• [What you have to do] Pictures in the data below are not part of the copy; transcribe everything else exactly.

• [Available data]
####################
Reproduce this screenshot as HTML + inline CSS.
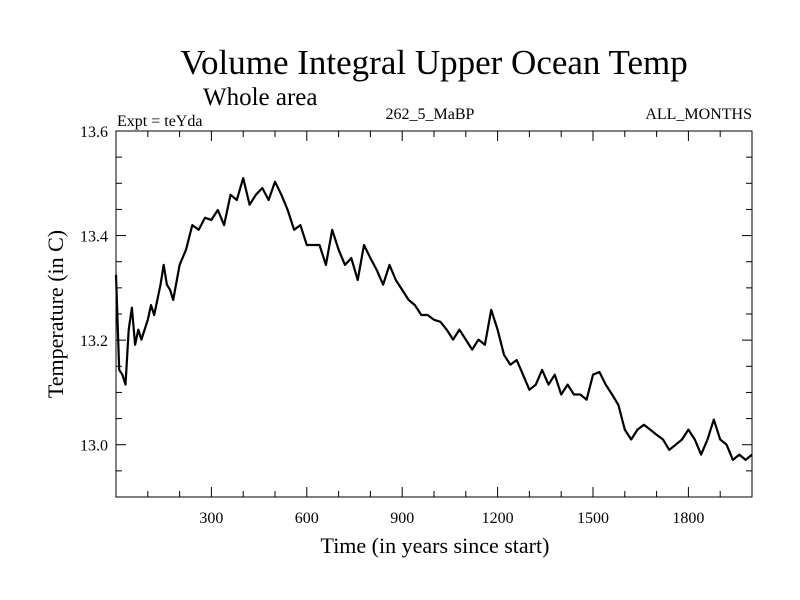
<!DOCTYPE html>
<html><head><meta charset="utf-8"><style>body{margin:0;background:#fff}svg{display:block}text{font-family:"Liberation Serif",serif;fill:#000}</style></head>
<body>
<svg id="chart" width="800" height="600">
<text x="434" y="74" font-size="35" text-anchor="middle">Volume Integral Upper Ocean Temp</text>
<text x="203" y="105" font-size="25">Whole area</text>
<text x="117" y="126" font-size="16">Expt = teYda</text>
<text x="430" y="119" font-size="16" text-anchor="middle">262_5_MaBP</text>
<text x="752" y="119" font-size="16" text-anchor="end">ALL_MONTHS</text>
<text x="435" y="553" font-size="22" text-anchor="middle">Time (in years since start)</text>
<text x="0" y="0" font-size="22" text-anchor="middle" transform="translate(63,314) rotate(-90)">Temperature (in C)</text>
<rect x="116" y="131" width="636" height="366" fill="none" stroke="#000" stroke-width="1"/>
<g id="ticks"></g>
<g id="series"></g>
</svg>
<script>
const years=[0,10,20,30,40,50,60,70,80,100,110,120,140,150,160,170,180,200,220,240,260,280,300,320,340,360,380,400,420,440,460,480,500,520,540,560,580,600,620,640,660,680,700,720,740,760,780,800,820,840,860,880,900,920,940,960,980,1000,1020,1040,1060,1080,1100,1120,1140,1160,1180,1200,1220,1240,1260,1280,1300,1320,1340,1360,1380,1400,1420,1440,1460,1480,1500,1520,1540,1560,1580,1600,1620,1640,1660,1680,1700,1720,1740,1760,1780,1800,1820,1840,1860,1880,1900,1920,1940,1960,1980,2000];
const temps=[13.325,13.143,13.134,13.115,13.22,13.262,13.191,13.22,13.201,13.239,13.267,13.248,13.306,13.344,13.306,13.296,13.277,13.344,13.373,13.42,13.411,13.434,13.43,13.449,13.42,13.478,13.468,13.51,13.459,13.478,13.491,13.468,13.503,13.478,13.449,13.411,13.42,13.382,13.382,13.382,13.344,13.411,13.373,13.344,13.357,13.315,13.382,13.357,13.334,13.306,13.344,13.315,13.296,13.277,13.267,13.248,13.248,13.239,13.235,13.22,13.201,13.22,13.201,13.182,13.201,13.191,13.258,13.22,13.172,13.153,13.162,13.134,13.105,13.115,13.143,13.115,13.134,13.096,13.115,13.096,13.096,13.086,13.134,13.139,13.115,13.096,13.076,13.029,13.01,13.029,13.038,13.029,13.019,13.01,12.99,13.0,13.01,13.029,13.01,12.981,13.01,13.048,13.01,13.0,12.971,12.981,12.971,12.981];
const xTickLabels=["300","600","900","1200","1500","1800"];
const yTickLabels=["13.0","13.2","13.4","13.6"];
const X0=0,X1=2000,Y0=12.9,Y1=13.6,L=116,R=752,T=131,B=497;
function sx(v){return L+(v-X0)/(X1-X0)*(R-L);}
function sy(v){return B-(v-Y0)/(Y1-Y0)*(B-T);}
const NS="http://www.w3.org/2000/svg";
const tg=document.getElementById('ticks');
function line(x1,y1,x2,y2){const l=document.createElementNS(NS,'line');l.setAttribute('x1',x1);l.setAttribute('y1',y1);l.setAttribute('x2',x2);l.setAttribute('y2',y2);l.setAttribute('stroke','#000');tg.appendChild(l);return l;}
for(let v=100;v<2000;v+=100){const x=sx(v);const len=(v%300===0)?10:6;
const a=line(x,B,x,B-len);
const b=line(x,T,x,T+len);}
for(let i=1;i<14;i++){const v=12.9+i*0.05;const y=sy(v);const len=(i%4===2)?10:6;
const a=line(L,y,L+len,y);
const b=line(R,y,R-len,y);}
xTickLabels.forEach(s=>{const t=document.createElementNS(NS,'text');t.setAttribute('x',sx(+s));t.setAttribute('y',B+26);t.setAttribute('font-size','16');t.setAttribute('text-anchor','middle');t.textContent=s;


tg.appendChild(t);});
yTickLabels.forEach(s=>{const t=document.createElementNS(NS,'text');t.setAttribute('x',L-8);t.setAttribute('y',sy(+s)+6);t.setAttribute('font-size','16');t.setAttribute('text-anchor','end');t.textContent=s;


tg.appendChild(t);});
const p=document.createElementNS(NS,'path');
p.setAttribute('d',years.map((y,i)=>(i?'L':'M')+sx(y).toFixed(1)+','+sy(temps[i]).toFixed(1)).join(''));
p.setAttribute('fill','none');p.setAttribute('stroke','#000');p.setAttribute('stroke-width','2.2');p.setAttribute('stroke-linejoin','round');


document.getElementById('series').appendChild(p);
</script>
</body></html>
####################
• [Complete answer]
Reproduce this screenshot as HTML + inline CSS.
<!DOCTYPE html>
<html><head><meta charset="utf-8"><style>body{margin:0;background:#fff}svg{display:block}text{font-family:"Liberation Serif",serif;fill:#000}</style></head>
<body>
<svg id="chart" width="800" height="600">
<text x="434" y="74" font-size="35" text-anchor="middle">Volume Integral Upper Ocean Temp</text>
<text x="203" y="105" font-size="25">Whole area</text>
<text x="117" y="126" font-size="16">Expt = teYda</text>
<text x="430" y="119" font-size="16" text-anchor="middle">262_5_MaBP</text>
<text x="752" y="119" font-size="16" text-anchor="end">ALL_MONTHS</text>
<text x="435" y="553" font-size="22" text-anchor="middle">Time (in years since start)</text>
<text x="0" y="0" font-size="22" text-anchor="middle" transform="translate(63,314) rotate(-90)">Temperature (in C)</text>
<rect x="116" y="131" width="636" height="366" fill="none" stroke="#000" stroke-width="1"/>
<g id="ticks"></g>
<g id="series"></g>
</svg>
<script>
const years=[0,10,20,30,40,50,60,70,80,100,110,120,140,150,160,170,180,200,220,240,260,280,300,320,340,360,380,400,420,440,460,480,500,520,540,560,580,600,620,640,660,680,700,720,740,760,780,800,820,840,860,880,900,920,940,960,980,1000,1020,1040,1060,1080,1100,1120,1140,1160,1180,1200,1220,1240,1260,1280,1300,1320,1340,1360,1380,1400,1420,1440,1460,1480,1500,1520,1540,1560,1580,1600,1620,1640,1660,1680,1700,1720,1740,1760,1780,1800,1820,1840,1860,1880,1900,1920,1940,1960,1980,2000];
const temps=[13.325,13.143,13.134,13.115,13.22,13.262,13.191,13.22,13.201,13.239,13.267,13.248,13.306,13.344,13.306,13.296,13.277,13.344,13.373,13.42,13.411,13.434,13.43,13.449,13.42,13.478,13.468,13.51,13.459,13.478,13.491,13.468,13.503,13.478,13.449,13.411,13.42,13.382,13.382,13.382,13.344,13.411,13.373,13.344,13.357,13.315,13.382,13.357,13.334,13.306,13.344,13.315,13.296,13.277,13.267,13.248,13.248,13.239,13.235,13.22,13.201,13.22,13.201,13.182,13.201,13.191,13.258,13.22,13.172,13.153,13.162,13.134,13.105,13.115,13.143,13.115,13.134,13.096,13.115,13.096,13.096,13.086,13.134,13.139,13.115,13.096,13.076,13.029,13.01,13.029,13.038,13.029,13.019,13.01,12.99,13.0,13.01,13.029,13.01,12.981,13.01,13.048,13.01,13.0,12.971,12.981,12.971,12.981];
const xTickLabels=["300","600","900","1200","1500","1800"];
const yTickLabels=["13.0","13.2","13.4","13.6"];
const X0=0,X1=2000,Y0=12.9,Y1=13.6,L=116,R=752,T=131,B=497;
function sx(v){return L+(v-X0)/(X1-X0)*(R-L);}
function sy(v){return B-(v-Y0)/(Y1-Y0)*(B-T);}
const NS="http://www.w3.org/2000/svg";
const tg=document.getElementById('ticks');
function line(x1,y1,x2,y2){const l=document.createElementNS(NS,'line');l.setAttribute('x1',x1);l.setAttribute('y1',y1);l.setAttribute('x2',x2);l.setAttribute('y2',y2);l.setAttribute('stroke','#000');tg.appendChild(l);return l;}
for(let v=100;v<2000;v+=100){const x=sx(v);const len=(v%300===0)?10:6;
const a=line(x,B,x,B-len);
const b=line(x,T,x,T+len);}
for(let i=1;i<14;i++){const v=12.9+i*0.05;const y=sy(v);const len=(i%4===2)?10:6;
const a=line(L,y,L+len,y);
const b=line(R,y,R-len,y);}
xTickLabels.forEach(s=>{const t=document.createElementNS(NS,'text');t.setAttribute('x',sx(+s));t.setAttribute('y',B+26);t.setAttribute('font-size','16');t.setAttribute('text-anchor','middle');t.textContent=s;


tg.appendChild(t);});
yTickLabels.forEach(s=>{const t=document.createElementNS(NS,'text');t.setAttribute('x',L-8);t.setAttribute('y',sy(+s)+6);t.setAttribute('font-size','16');t.setAttribute('text-anchor','end');t.textContent=s;


tg.appendChild(t);});
const p=document.createElementNS(NS,'path');
p.setAttribute('d',years.map((y,i)=>(i?'L':'M')+sx(y).toFixed(1)+','+sy(temps[i]).toFixed(1)).join(''));
p.setAttribute('fill','none');p.setAttribute('stroke','#000');p.setAttribute('stroke-width','2.2');p.setAttribute('stroke-linejoin','round');


document.getElementById('series').appendChild(p);
</script>
</body></html>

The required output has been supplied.